The dilapidated chic aesthetic of those two films, I dare say, go well together and should be seen as a double-bill feature instead because the director encapsulated all that needs to said without saying much with those two films he made back-to-back, providing the best way of presenting people who the people living in the Philippines really are, which is a quite very courageous statement.

So this film definitely functions as a quasi-document to express the lament of the silenced masses who have just resigned to their predicament, people that have no other way to voice out their despair, those of whom who don't have any more tears left to shed.

Mendoza and his crew has facilitated that for them. So even if the passage of time inevitably replace of those dilapidated structures, at least the likes of me, we have this. Numquam obliviscar. Rating: A beta-plus. Even before watching our very own semi-controversial finalist in the Cannes de Festival this year, I knew that I would love Brillante Mendoza's "Serbis.
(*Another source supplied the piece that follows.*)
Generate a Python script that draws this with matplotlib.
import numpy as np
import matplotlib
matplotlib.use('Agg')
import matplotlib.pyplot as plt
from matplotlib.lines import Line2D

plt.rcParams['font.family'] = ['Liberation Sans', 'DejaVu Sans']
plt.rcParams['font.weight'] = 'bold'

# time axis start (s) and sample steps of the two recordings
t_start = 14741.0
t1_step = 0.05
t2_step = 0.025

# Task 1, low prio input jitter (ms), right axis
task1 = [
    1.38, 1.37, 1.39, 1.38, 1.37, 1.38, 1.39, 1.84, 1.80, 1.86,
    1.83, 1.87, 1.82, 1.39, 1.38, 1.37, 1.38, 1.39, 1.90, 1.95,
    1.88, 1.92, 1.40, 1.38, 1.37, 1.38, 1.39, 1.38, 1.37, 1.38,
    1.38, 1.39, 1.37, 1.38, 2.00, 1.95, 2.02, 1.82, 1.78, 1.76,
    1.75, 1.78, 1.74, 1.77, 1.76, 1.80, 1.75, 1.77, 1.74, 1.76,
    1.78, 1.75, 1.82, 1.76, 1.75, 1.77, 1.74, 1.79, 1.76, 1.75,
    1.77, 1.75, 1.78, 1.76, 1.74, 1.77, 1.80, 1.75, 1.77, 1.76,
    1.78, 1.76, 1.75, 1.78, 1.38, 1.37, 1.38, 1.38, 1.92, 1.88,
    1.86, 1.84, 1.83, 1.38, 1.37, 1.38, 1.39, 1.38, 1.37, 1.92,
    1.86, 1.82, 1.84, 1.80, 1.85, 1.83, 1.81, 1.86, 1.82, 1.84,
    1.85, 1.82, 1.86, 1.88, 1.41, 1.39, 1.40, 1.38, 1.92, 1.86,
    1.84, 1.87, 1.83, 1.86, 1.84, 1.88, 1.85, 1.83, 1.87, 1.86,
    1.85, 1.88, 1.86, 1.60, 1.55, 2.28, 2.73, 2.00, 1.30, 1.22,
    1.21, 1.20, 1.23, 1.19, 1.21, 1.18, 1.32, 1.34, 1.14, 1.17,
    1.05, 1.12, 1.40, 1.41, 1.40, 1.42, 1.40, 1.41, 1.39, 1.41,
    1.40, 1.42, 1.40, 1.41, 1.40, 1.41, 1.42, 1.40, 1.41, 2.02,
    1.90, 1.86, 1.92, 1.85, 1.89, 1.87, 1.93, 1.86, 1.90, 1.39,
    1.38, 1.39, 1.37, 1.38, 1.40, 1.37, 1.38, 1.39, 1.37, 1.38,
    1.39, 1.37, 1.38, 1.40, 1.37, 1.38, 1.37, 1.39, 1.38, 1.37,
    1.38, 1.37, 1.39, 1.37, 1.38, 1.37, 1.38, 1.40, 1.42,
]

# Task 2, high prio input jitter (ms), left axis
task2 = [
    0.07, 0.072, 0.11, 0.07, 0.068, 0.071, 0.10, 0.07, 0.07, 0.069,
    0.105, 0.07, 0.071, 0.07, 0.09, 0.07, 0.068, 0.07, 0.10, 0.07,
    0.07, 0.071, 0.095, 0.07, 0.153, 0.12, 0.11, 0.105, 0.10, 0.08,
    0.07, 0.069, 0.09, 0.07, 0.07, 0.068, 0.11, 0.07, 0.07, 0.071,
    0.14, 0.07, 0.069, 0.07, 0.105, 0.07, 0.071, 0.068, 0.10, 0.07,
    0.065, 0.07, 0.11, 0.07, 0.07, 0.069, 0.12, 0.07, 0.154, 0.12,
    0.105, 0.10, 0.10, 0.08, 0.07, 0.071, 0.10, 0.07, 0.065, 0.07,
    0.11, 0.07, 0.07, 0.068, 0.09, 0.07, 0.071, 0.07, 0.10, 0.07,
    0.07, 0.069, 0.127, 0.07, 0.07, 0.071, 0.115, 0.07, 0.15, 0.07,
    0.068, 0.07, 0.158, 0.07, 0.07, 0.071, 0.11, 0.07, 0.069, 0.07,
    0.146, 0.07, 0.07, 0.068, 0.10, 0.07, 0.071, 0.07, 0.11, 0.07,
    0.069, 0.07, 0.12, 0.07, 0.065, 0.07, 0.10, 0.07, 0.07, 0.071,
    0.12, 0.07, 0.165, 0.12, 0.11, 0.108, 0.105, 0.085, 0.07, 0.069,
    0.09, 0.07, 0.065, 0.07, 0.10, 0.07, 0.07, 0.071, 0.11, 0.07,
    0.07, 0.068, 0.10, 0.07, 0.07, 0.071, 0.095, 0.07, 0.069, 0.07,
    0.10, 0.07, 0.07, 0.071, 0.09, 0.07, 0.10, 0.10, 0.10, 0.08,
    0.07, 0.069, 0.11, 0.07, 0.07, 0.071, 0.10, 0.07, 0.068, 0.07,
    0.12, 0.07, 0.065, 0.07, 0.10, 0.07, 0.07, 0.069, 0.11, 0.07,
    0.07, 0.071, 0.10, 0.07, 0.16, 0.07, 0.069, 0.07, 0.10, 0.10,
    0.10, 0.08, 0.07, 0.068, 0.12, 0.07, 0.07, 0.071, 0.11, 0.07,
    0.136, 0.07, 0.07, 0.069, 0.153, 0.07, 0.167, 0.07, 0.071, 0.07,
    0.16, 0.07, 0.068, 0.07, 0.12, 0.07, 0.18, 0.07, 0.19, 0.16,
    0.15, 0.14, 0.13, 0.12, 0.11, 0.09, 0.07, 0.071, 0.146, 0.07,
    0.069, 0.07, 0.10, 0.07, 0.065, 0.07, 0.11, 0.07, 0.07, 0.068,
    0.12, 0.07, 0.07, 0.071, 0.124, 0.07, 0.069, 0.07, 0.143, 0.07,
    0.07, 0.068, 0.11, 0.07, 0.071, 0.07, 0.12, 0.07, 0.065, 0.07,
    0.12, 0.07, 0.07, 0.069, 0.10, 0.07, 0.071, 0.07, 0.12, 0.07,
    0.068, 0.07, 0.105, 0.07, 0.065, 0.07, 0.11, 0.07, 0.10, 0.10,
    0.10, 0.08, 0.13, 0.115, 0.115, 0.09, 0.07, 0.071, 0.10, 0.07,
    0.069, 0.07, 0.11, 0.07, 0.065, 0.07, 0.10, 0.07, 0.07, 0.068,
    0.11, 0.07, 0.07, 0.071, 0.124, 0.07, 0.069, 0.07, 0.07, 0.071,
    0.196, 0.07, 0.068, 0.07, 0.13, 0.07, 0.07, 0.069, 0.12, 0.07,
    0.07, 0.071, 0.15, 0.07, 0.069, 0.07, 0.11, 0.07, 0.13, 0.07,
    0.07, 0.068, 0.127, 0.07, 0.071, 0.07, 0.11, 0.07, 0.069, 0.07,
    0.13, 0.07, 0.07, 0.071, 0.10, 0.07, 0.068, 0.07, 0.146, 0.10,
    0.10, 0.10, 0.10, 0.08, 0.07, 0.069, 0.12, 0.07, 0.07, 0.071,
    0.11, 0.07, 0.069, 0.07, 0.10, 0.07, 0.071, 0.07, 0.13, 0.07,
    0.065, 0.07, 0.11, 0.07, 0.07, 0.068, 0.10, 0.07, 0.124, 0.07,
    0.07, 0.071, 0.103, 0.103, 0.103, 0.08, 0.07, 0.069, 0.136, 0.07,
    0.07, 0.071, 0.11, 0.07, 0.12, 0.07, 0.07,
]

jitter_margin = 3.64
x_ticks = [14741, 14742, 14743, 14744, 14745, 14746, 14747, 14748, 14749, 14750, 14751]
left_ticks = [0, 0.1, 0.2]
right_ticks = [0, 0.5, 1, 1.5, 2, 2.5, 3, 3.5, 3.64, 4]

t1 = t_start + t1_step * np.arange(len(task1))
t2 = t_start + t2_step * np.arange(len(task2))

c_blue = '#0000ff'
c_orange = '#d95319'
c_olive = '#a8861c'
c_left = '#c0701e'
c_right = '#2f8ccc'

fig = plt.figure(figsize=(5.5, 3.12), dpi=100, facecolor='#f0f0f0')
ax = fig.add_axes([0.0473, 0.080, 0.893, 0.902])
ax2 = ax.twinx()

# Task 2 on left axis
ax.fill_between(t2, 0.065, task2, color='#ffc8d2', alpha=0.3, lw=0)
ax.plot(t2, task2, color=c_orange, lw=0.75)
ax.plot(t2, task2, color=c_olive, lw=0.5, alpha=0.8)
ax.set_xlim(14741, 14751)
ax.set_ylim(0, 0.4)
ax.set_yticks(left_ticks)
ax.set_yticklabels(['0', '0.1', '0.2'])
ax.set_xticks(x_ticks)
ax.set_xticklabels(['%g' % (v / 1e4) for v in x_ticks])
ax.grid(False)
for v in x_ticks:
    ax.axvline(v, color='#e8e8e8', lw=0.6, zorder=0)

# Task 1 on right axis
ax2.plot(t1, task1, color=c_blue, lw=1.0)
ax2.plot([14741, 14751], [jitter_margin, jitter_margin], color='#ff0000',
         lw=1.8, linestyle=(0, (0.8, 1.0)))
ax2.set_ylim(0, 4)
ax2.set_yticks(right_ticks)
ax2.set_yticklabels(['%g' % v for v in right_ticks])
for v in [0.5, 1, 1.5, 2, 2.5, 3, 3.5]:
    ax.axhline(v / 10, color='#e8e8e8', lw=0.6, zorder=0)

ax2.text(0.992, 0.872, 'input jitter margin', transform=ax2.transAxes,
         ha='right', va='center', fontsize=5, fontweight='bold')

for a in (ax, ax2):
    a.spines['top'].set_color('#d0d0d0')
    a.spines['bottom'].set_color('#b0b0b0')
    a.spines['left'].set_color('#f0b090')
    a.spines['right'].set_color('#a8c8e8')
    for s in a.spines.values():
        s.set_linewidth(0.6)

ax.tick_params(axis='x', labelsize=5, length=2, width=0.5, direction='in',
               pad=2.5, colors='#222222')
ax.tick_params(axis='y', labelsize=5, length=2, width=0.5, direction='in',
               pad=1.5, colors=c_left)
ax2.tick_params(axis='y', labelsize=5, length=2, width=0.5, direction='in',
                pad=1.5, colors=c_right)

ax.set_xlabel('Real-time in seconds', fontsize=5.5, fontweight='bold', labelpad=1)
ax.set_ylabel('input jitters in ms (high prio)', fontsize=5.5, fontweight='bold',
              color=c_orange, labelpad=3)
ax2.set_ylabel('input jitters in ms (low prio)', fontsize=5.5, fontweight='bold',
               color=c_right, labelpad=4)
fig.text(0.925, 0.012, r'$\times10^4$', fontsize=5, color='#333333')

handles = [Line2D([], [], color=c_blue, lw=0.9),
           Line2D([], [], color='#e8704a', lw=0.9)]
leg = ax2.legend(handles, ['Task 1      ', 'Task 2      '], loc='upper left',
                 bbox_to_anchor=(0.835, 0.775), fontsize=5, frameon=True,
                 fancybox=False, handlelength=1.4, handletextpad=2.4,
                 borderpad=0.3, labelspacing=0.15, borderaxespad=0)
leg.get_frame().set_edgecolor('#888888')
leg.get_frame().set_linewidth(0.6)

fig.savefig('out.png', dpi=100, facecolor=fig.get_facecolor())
I grew up in Pampanga and saw many films in majority of the theaters in Pampanga. During the lahar era, my sister and I stayed and lived in our photography studio, which was just beside San Fernando's best theater then. That time, I was inside that theater almost every day, watching the same film of the week again and again. If that does not conjure much bias for this film, maybe this one will: I personally experienced being almost sexually harassed in the Family Theater, the very same one featured in the film "Serbis.
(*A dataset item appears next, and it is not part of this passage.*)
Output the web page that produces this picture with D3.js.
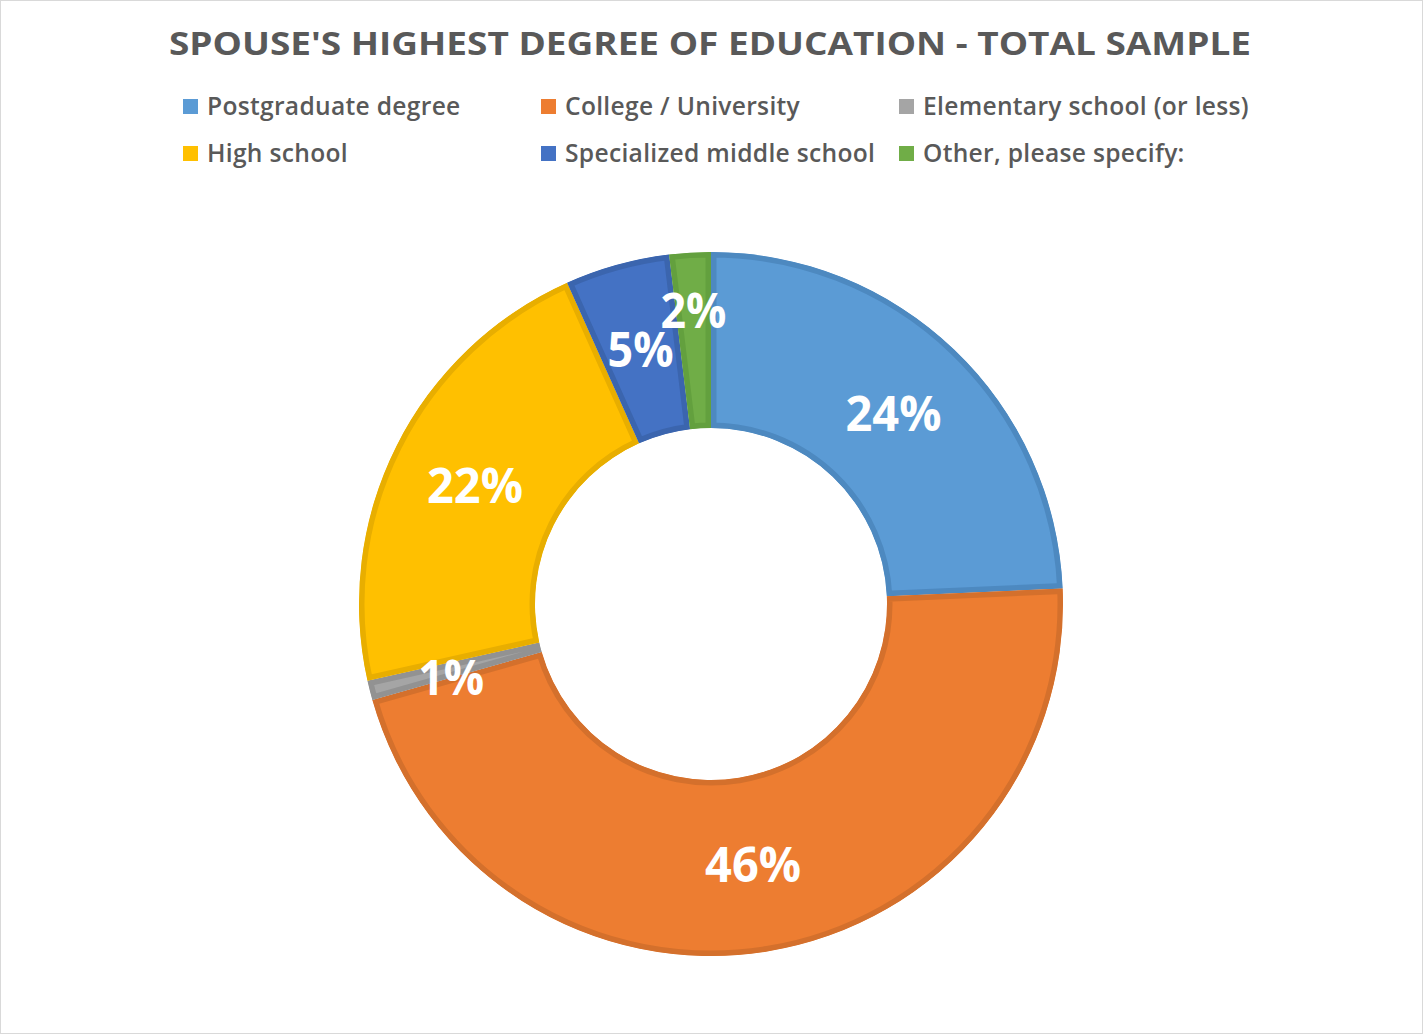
<!DOCTYPE html>
<html>
<head>
<meta charset="utf-8">
<script src="https://cdn.jsdelivr.net/npm/d3@7/dist/d3.min.js"></script>
<style>
  body { margin: 0; background: #fff; }
  svg { display: block; font-family: "Open Sans", sans-serif; }
</style>
</head>
<body>
<svg id="chart" width="1423" height="1034"></svg>
<script>
// chart data
const title = "SPOUSE'S HIGHEST DEGREE OF EDUCATION - TOTAL SAMPLE";
const categories = ["Postgraduate degree", "College / University", "Elementary school (or less)",
    "High school", "Specialized middle school", "Other, please specify:"];
const values = [24.3, 46.3, 0.9, 21.8, 4.8, 1.9];
const labels = ["24%", "46%", "1%", "22%", "5%", "2%"];

const fills = ["#5b9bd5", "#ed7d31", "#a5a5a5", "#ffc000", "#4472c4", "#70ad47"];
const borders = ["#4d89c0", "#d4702c", "#929292", "#e8ae00", "#3b65ae", "#63a03e"];

const width = 1423, height = 1034;
const cx = 711, cy = 604;
const outerR = 352, innerR = 176;

const svg = d3.select('#chart');

// frame
svg.append('rect')
    .attr('x', 0.5).attr('y', 0.5)
    .attr('width', width - 1).attr('height', height - 1)
    .attr('fill', '#fff')
    .attr('stroke', '#d9d9d9');

// title
svg.append('text')
    .attr('x', 710)
    .attr('y', 55)
    .attr('text-anchor', 'middle')
    .attr('font-size', 32)
    .attr('font-weight', 700)
    .attr('fill', '#595959')
    .attr('textLength', 1082)
    .attr('lengthAdjust', 'spacingAndGlyphs')
    .text(title);

// legend, 3 columns x 2 rows
const legendX = d3.scaleOrdinal().domain([0, 1, 2]).range([183, 541, 899]);
const legendY = d3.scaleOrdinal().domain([0, 1]).range([107, 154]);

const legend = svg.append('g')
    .selectAll('g')
    .data(categories)
    .join('g')
    .attr('transform', (d, i) => `translate(${legendX(i % 3)},${legendY(Math.floor(i / 3))})`);

legend.append('rect')
    .attr('x', 0).attr('y', -8)
    .attr('width', 15).attr('height', 15)
    .attr('fill', (d, i) => fills[i]);

legend.append('text')
    .attr('x', 24)
    .attr('y', 8)
    .attr('font-size', 24.6)
    .attr('font-weight', 600)
    .attr('fill', '#595959')
    .attr('letter-spacing', 0.3)
    .text(d => d);

// donut
const pie = d3.pie().sort(null).value(d => d.value);
const arc = d3.arc().innerRadius(innerR).outerRadius(outerR);
const arcs = pie(categories.map((c, i) => ({ name: c, value: values[i], label: labels[i], i })));

const donut = svg.append('g').attr('transform', `translate(${cx},${cy})`);
const defs = svg.append('defs');

defs.selectAll('clipPath')
    .data(arcs)
    .join('clipPath')
    .attr('id', (d, i) => 'clip' + i)
    .append('path')
    .attr('d', arc);

// border sits inside each slice, so clip a double-width stroke
donut.selectAll('path.slice')
    .data(arcs)
    .join('path')
    .attr('class', 'slice')
    .attr('d', arc)
    .attr('fill', d => fills[d.data.i])
    .attr('stroke', d => borders[d.data.i])
    .attr('stroke-width', 11)
    .attr('clip-path', (d, i) => `url(#clip${i})`);

// labels at mid radius, tiny slices pushed outward a bit
const midR = (innerR + outerR) / 2;
donut.selectAll('text')
    .data(arcs)
    .join('text')
    .attr('transform', d => {
        const a = (d.startAngle + d.endAngle) / 2;
        let r = midR;
        if (d.data.value < 3 && d.data.value > 1.5) r = midR + 30;
        if (d.data.value <= 1.5) r = midR + 4;
        return `translate(${Math.sin(a) * r},${-Math.cos(a) * r + (d.data.value <= 1.5 ? 8 : 0)})`;
    })
    .attr('text-anchor', 'middle')
    .attr('dy', '0.36em')
    .attr('font-size', 49)
    .attr('font-weight', 700)
    .attr('fill', '#fff')
    .attr('textLength', d => d.data.label.length === 3 ? 96 : 66)
    .attr('lengthAdjust', 'spacingAndGlyphs')
    .text(d => d.data.label);
</script>
</body>
</html>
I can understand why many people dislike "Serbis"--it's too raw, uninhibited, and bleak. Foreigners would be turned off by the disgusting display of sexual scenes and the popping of the boil from an actor's buttocks and the deafening and unrefined sound quality. And Filipinos would also be repulsed by the "lack of story" and the absence of subtitles while the actors freely converse in Kapampangan and Ilocano. I am lucky enough to have an Ilocano beside me in the theater, translating the Ilocano dialogue.

Of course, I was delighted to hear Kapampangan being spoken so lavishly and frequently in the entire course of the story.